Impact on Producers and the Global Supply Chain:

  • Most Latin American and African coffee will be subject to 10% duties, creating a relatively level playing field.

  • Mexican coffee, which qualifies for exemption under the USMCA, will become a more attractive option for U.S. roasters.

  • Nicaraguan coffee will be the most affected, as it will face the highest tariff of 18%, leading U.S. roasters to seek alternatives from countries with lower tariffs.

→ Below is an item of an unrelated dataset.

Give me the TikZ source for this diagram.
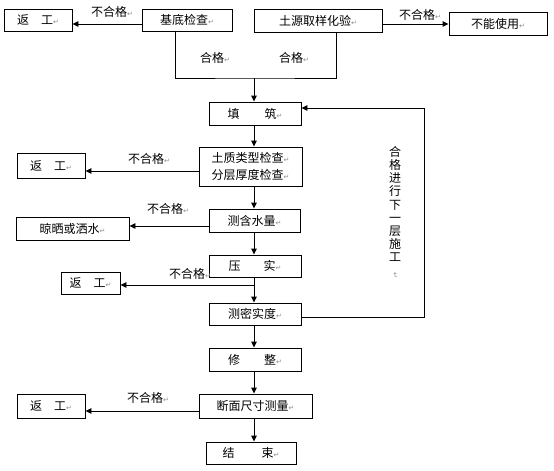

  • Vietnam and Indonesia, major producers of Robusta and Arabica, will face higher tariffs (46% and 32%, respectively), pushing roasters to reconsider their sourcing strategies, with potentially increased demand for Arabica, especially from Brazil.

  • This change in tariff rates may lead to shifts in blend compositions, price differentials, and create winners and losers based on tariff exposure.

What to Expect in the Short and Long Term:

  • Short Term:

    • Increased demand for ICE (Intercontinental Exchange) certified and non-ICE-certified spot coffee currently in U.S. warehouses.

    • Likely price increases on spot coffee, with reduced availability.

  • Long Term:

    • Higher roasted coffee prices in the U.S. market, as tariffs will impact all roasters.

    • Relatively minor pressure on demand (less than 3%) due to coffee’s inelastic nature.

    • With roasted coffee in Europe also subject to tariffs, U.S.-based roasters may find new business opportunities.

Market Outlook and Opportunities for Roasters:

On April 4, 2025, futures prices dropped to a two-month low. Further downward pressure is expected as Brazilian farmers take advantage of a weak Real to sell. This presents an opportunity for roasters to lock in forward contracts at more favorable levels before further market volatility sets in.

Caravela Coffee remains committed to helping its partners navigate these changes. While the tariffs cannot be avoided, Caravela focuses on providing support and transparency to help roasters and producers adjust their sourcing strategies strategically and sustainably.

Our Commitment to You:

“We understand that these changes bring additional complexity and cost, especially for small and medium-sized roasters already grappling with historically high green coffee prices. While we cannot eliminate the tariffs, we will continue to offer strategic solutions to help you adjust your sourcing plans effectively.”